En parallèle, à plusieurs kilomètres du PC, le Centre de management de la défense dans la 3e dimension (CMD3D) traite les manœuvres aériennes. La gestion de la 3e dimension, espace aérien, est un enjeu de taille : l’utilisation des drones, l’emploi de l’artillerie et des hélicoptères de combat pour la défense et la destruction de cibles, sont d’autant d’éléments à agencer, orchestrer. « En lien avec l’armée de l’Air et de l’Espace, le CMD3D visualise et coordonne les mouvements aériens amis comme ennemis, pour éviter une saturation ou des tirs fratricides », éclaire le lieutenant Philippe-Auguste, chef du CMD3D.

Le saviez-vous ?

Au sein du CAPR, la 785e Compagnie de guerre électronique est une unité atypique qui teste, expérimente et réalise du matériel de guerre électronique et cyber à destination des régiments de l’armée de Terre. Elle dispose d’une chaîne de production pour proposer des solutions innovantes et "palliatives" aux problèmes opérationnels.

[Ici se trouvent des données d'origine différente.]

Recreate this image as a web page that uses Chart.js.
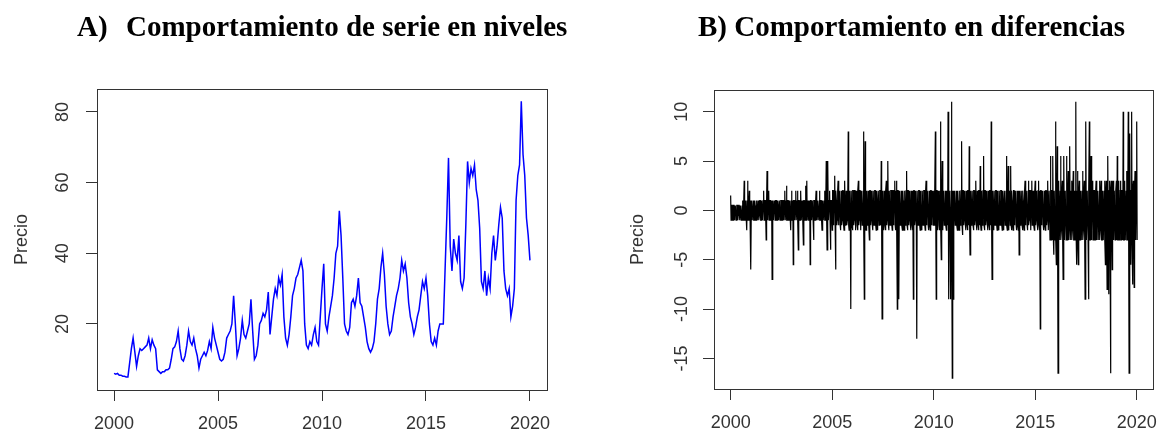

Faire feu dans la profondeur

À la lisière d’un bois, un Détachement d’acquisition en profondeur se prépare à faire voler un drone de recherche par imagerie. Equipée d’un système de mini drone de renseignement et de DT 46, la patrouille observe les lignes ennemies sur une trentaine de kilomètres grâce à une autonomie de plusieurs heures. Elle complète le renseignement en transformant l’information déjà récupérée par un premier capteur électronique, en objectif à traiter. L’artillerie ou les hélicoptères de combat pourront ainsi frapper rapidement et avec précision la cible. 

« Aussitôt l’ordre donné, nous tirons sur les cibles grâce à nos lance-roquettes unitaires. Ces destructions permettent d’avoir une supériorité tactique sur l’adversaire », rapporte le capitaine Lionel du 1er régiment d’artillerie. La TF Deep fusionne les capacités des trois brigades du CAPR pour offrir une unité agile et employable sans délai pour appliquer des feux dans la profondeur et affaiblir les positions ennemies. 

L’exercice Diodore 25, laboratoire à la fois technique et tactique expérimente cette nouvelle structure. C’est une étape dans la transformation de l’armée de Terre et le renforcement de sa puissance de combat dans un contexte du retour des conflits de haute intensité.